The MSCI Emerging Markets Index rose 1.3 percent to the highest level this year. The advance wiped out the stock benchmark’s decline for 2016. Brent crude jumped almost 1 percent to $40.44 a barrel. The Bloomberg Commodity Index of 26 raw materials added 0.7 percent, pushing its five-day gain to 2 percent.
Russia’s ruble appreciated 2.3 percent, dipping below 70 per dollar for the first time this year. A four-week rally in the currency is giving policy makers room to resume a cycle of interest-rate cuts, with wagers for a reduction in borrowing costs widening to the highest level this year on Friday.
South Africa’s rand strengthened 1.3 percent, extending gains for a second week.
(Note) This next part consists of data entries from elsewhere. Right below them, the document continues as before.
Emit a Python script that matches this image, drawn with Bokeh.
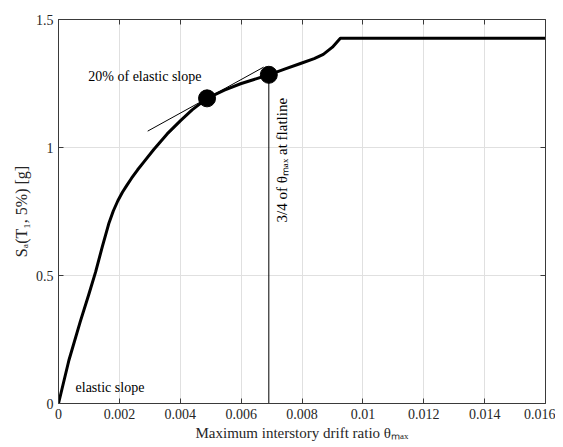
from bokeh.plotting import figure
from bokeh.models import LinearAxis, FixedTicker, Range1d, Label
from bokeh.embed import file_html
from bokeh.resources import INLINE

# curve: Sa vs max interstory drift ratio
theta = [0, 0.00034, 0.00072, 0.00100, 0.00122, 0.00144, 0.00165, 0.00180, 0.00195,
         0.00210, 0.00225, 0.00240, 0.00260, 0.00280, 0.00313, 0.00357, 0.00401,
         0.00439, 0.00488, 0.00545, 0.00598, 0.00691, 0.00745, 0.00795, 0.00840,
         0.00870, 0.00900, 0.00926, 0.016]
sa = [0, 0.168, 0.322, 0.428, 0.514, 0.613, 0.702, 0.752, 0.792,
      0.825, 0.853, 0.880, 0.913, 0.943, 0.992, 1.053, 1.105,
      1.147, 1.192, 1.224, 1.249, 1.284, 1.307, 1.328, 1.347,
      1.364, 1.392, 1.427, 1.427]

# marked points
mark_theta = [0.00488, 0.00691]
mark_sa = [1.192, 1.284]

# 20% of elastic slope tangent line
tan_theta = [0.00293, 0.00674]
tan_sa = [1.064, 1.314]

# vertical line at 3/4 of theta_max
vline_theta = [0.00691, 0.00691]
vline_sa = [0, 1.284]

x_ticks = [0, 0.002, 0.004, 0.006, 0.008, 0.01, 0.012, 0.014, 0.016]
x_tick_labels = ["0", "0.002", "0.004", "0.006", "0.008", "0.01", "0.012", "0.014", "0.016"]
y_ticks = [0, 0.5, 1, 1.5]
y_tick_labels = ["0", "0.5", "1", "1.5"]

FONT = "Liberation Serif"
AX = "#3a3a3a"
TXT = "#262626"

p = figure(frame_width=487, frame_height=384, output_backend="svg", toolbar_location=None,
           x_range=Range1d(0, 0.016), y_range=Range1d(0, 1.5),
           min_border_left=58, min_border_right=10, min_border_top=19, min_border_bottom=40)
p.outline_line_color = None
p.background_fill_color = "white"
p.border_fill_color = "white"

def style_axis(ax, ticks, labels, show_labels):
    ax.ticker = FixedTicker(ticks=ticks)
    ax.major_label_overrides = {t: (l if show_labels else "") for t, l in zip(ticks, labels)}
    ax.axis_line_color = AX
    ax.major_tick_line_color = AX
    ax.major_tick_in = 5
    ax.major_tick_out = 0
    ax.minor_tick_line_color = None
    ax.major_label_text_font = FONT
    ax.major_label_text_color = TXT
    ax.major_label_text_font_size = "14px" if show_labels else "2px"
    ax.major_label_standoff = 5 if show_labels else 0

style_axis(p.xaxis[0], x_ticks, x_tick_labels, True)
style_axis(p.yaxis[0], y_ticks, y_tick_labels, True)
p.xaxis[0].axis_label = "Maximum interstory drift ratio θₘₐₓ"
p.yaxis[0].axis_label = "Sₐ(T₁, 5%) [g]"
for ax in (p.xaxis[0], p.yaxis[0]):
    ax.axis_label_text_font = FONT
    ax.axis_label_text_font_style = "normal"
    ax.axis_label_text_font_size = "15px"
    ax.axis_label_text_color = TXT
    ax.axis_label_standoff = 3
p.yaxis[0].axis_label_text_font_size = "16px"

top = LinearAxis()
style_axis(top, x_ticks, x_tick_labels, False)
p.add_layout(top, "above")
right = LinearAxis()
style_axis(right, y_ticks, y_tick_labels, False)
p.add_layout(right, "right")

p.xgrid.ticker = FixedTicker(ticks=x_ticks)
p.ygrid.ticker = FixedTicker(ticks=y_ticks)
p.grid.grid_line_color = "#e0e0e0"
p.grid.grid_line_width = 1

p.line(theta, sa, line_color="black", line_width=3, line_join="round")
p.line(tan_theta, tan_sa, line_color="black", line_width=1)
p.line(vline_theta, vline_sa, line_color="black", line_width=1)
p.scatter(mark_theta, mark_sa, size=17, fill_color="black", line_color="black")

p.add_layout(Label(x=0.00098, y=1.277, text="20% of elastic slope", text_font=FONT,
                   text_font_size="14px", text_color="black", text_baseline="middle"))
p.add_layout(Label(x=0.00056, y=0.0625, text="elastic slope", text_font=FONT,
                   text_font_size="14px", text_color="black", text_baseline="middle"))
p.add_layout(Label(x=0.00733, y=0.707, text="3/4 of θₘₐₓ at flatline", text_font=FONT,
                   text_font_size="15px", text_color="black", text_baseline="middle",
                   text_align="left", angle=90, angle_units="deg"))

open("out.html", "w").write(file_html(p, INLINE))
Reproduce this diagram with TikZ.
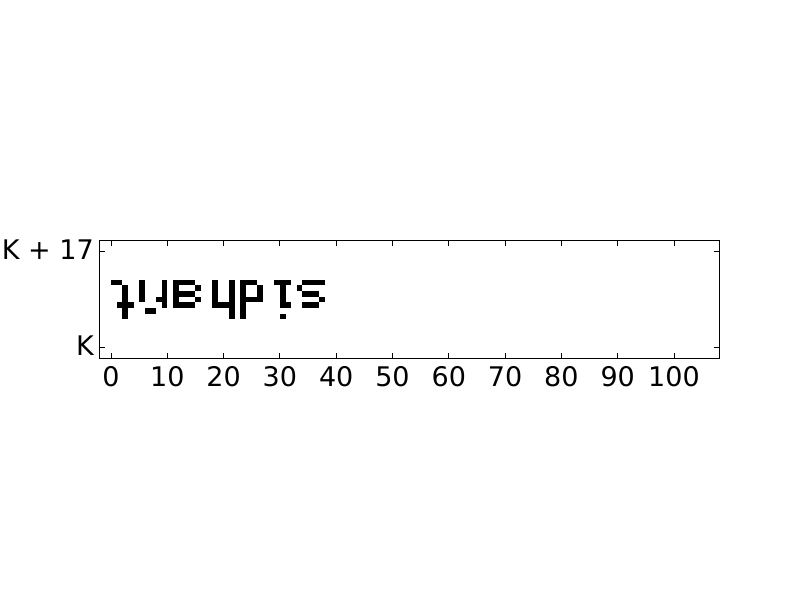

The Brazilian real gained 1.2 percent against the dollar, pushing its gain to 4.6 percent this week, the most among 24 emerging currencies tracked by Bloomberg.
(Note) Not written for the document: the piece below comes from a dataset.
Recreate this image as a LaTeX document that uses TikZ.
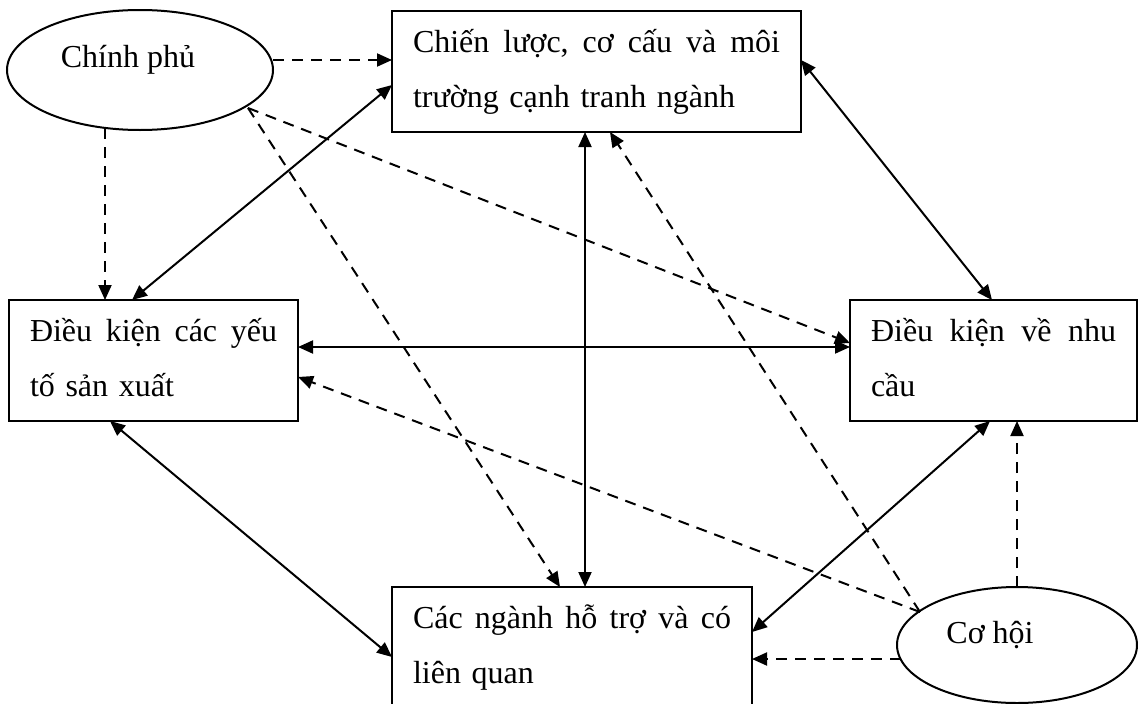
\documentclass[tikz,border=0pt]{standalone}
\usepackage{fontspec}
\setmainfont{Liberation Serif}
\usetikzlibrary{arrows.meta,shapes.geometric}
\begin{document}
\begin{tikzpicture}[x=1pt,y=-1pt,
  box/.style={draw, line width=2pt, rectangle, anchor=north west, inner xsep=21pt, inner ysep=0pt, outer sep=0pt, align=left, font=\fontsize{32}{55}\selectfont},
  oval/.style={draw, ellipse, line width=2pt, inner sep=0pt, outer sep=0pt, font=\fontsize{32}{38}\selectfont},
  solidarrow/.style={line width=2pt, {Triangle[length=15pt,width=13pt]}-{Triangle[length=15pt,width=13pt]}},
  dasharrow/.style={line width=2pt, dash pattern=on 11pt off 8pt, -{Triangle[length=15pt,width=13pt]}}
]
\useasboundingbox (0,0) rectangle (1138,704);

\node[box, text width=367pt] (strat) at (392,11)
  {\rule{0pt}{41pt}Chiến\hfill lược,\hfill cơ\hfill cấu\hfill và\hfill môi\\trường cạnh tranh ngành\rule[-25pt]{0pt}{0pt}};
\node[box, text width=247pt] (factor) at (9,300)
  {\rule{0pt}{41pt}Điều\hfill kiện\hfill các\hfill yếu\\tố sản xuất\rule[-25pt]{0pt}{0pt}};
\node[box, text width=245pt] (demand) at (850,300)
  {\rule{0pt}{41pt}Điều\hfill kiện\hfill về\hfill nhu\\cầu\rule[-25pt]{0pt}{0pt}};
\node[box, text width=318pt] (related) at (392,587)
  {\rule{0pt}{41pt}Các\hfill ngành\hfill hỗ\hfill trợ\hfill và\hfill có\\liên quan\rule[-25pt]{0pt}{0pt}};
\node[oval, minimum width=266pt, minimum height=120pt, text height=22pt, text depth=28pt] (cp) at (140,70) {Chính phủ\hspace*{24pt}};
\node[oval, minimum width=240pt, minimum height=116pt, text height=22pt, text depth=26pt] (ch) at (1017,645) {Cơ hội\hspace*{54pt}};

\draw[dasharrow] ([yshift=10pt]cp.east) -- ([yshift=11.5pt]strat.west);
\draw[dasharrow] ([xshift=-35pt,yshift=2pt]cp.south) -- ([xshift=-48.5pt]factor.north);
\draw[solidarrow] ([xshift=-21.5pt]factor.north) -- ([yshift=-13.5pt]strat.west);
\draw[dasharrow] ([xshift=108pt,yshift=-38pt]cp.center) -- ([yshift=17.5pt]demand.west);
\draw[dasharrow] ([xshift=108pt,yshift=-38pt]cp.center) -- ([xshift=-12pt]related.north);
\draw[solidarrow] ([xshift=-11.5pt]strat.south) -- ([xshift=13pt]related.north);
\draw[dasharrow] ([xshift=-97pt,yshift=33pt]ch.center) -- ([xshift=13.5pt]strat.south);
\draw[dasharrow] ([xshift=-97pt,yshift=33pt]ch.center) -- ([yshift=-16.5pt]factor.east);
\draw[solidarrow] ([yshift=11.5pt]strat.east) -- ([xshift=-1.5pt]demand.north);
\draw[solidarrow] ([yshift=13.5pt]factor.east) -- ([yshift=13.5pt]demand.west);
\draw[solidarrow] ([xshift=-43.5pt]factor.south) -- ([yshift=-9.5pt]related.west);
\draw[solidarrow] ([xshift=-3.5pt]demand.south) -- ([yshift=15.5pt]related.east);
\draw[dasharrow] (ch.north) -- ([xshift=23.5pt]demand.south);
\draw[dasharrow] ([xshift=3.5pt,yshift=-14pt]ch.west) -- ([yshift=-11.5pt]related.east);
\end{tikzpicture}
\end{document}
China’s onshore yuan rose 0.2 percent on Friday ahead of key data on Saturday and an annual press conference by People’s Bank of China Governor Zhou Xiaochuan and his top deputies.
Hungarian equities advanced 1.4 percent to the highest level since January 2008. Turkey’s Borsa Istanbul 100 Index climbed for a 10th straight day, its longest winning streak since 2013. It advanced 0.5 percent to the highest level in more than three months, taking the weekly gain to 2.8 percent.
The Ibovespa advanced 0.1 percent in Sao Paulo. Lender Banco do Brasil SA led gains in the benchmark, rallying 6.3 percent.
The Shanghai Composite Index rose 0.2 percent, stemming a 2.2 percent drop for the week as state intervention failed to regain investor confidence. Shanghai Pudong Development Bank Co. slumped after a stock-sale plan. The Hang Seng China Enterprises Index of mainland stocks listed in Hong Kong advanced 1.7 percent, erasing its decline for the week.
All 10 industry groups in the MSCI Emerging Markets Index gained this week, led by technology and industrial companies. Developing-nation stocks have climbed 0.9 percent this year and are valued at 11.6 times 12-month estimated earnings. The MSCI World Index has declined 2.2 percent in 2016 and is valued 15.8 times earnings.
The premium investors demand to own emerging-market debt over U.S. Treasuries narrowed seven basis points to 411.
JPMorgan Chase cut “several” emerging-market credit traders, including global head Robert Milam, as volatility in the asset class bled into this year, according to people with knowledge of the moves.
South Korea’s 10-year government notes fell this week after the central bank refrained from cutting the benchmark interest rate from a record low. The yield rose five basis points to 1.92 percent, Korea Exchange prices show.
Russian government bonds fell, trimming the second-best rally in emerging markets this month. The yield on five-year sovereign OFZ bonds advanced five basis points to 9.4 percent. They’re still down 154 basis points since touching a 2016 high in January.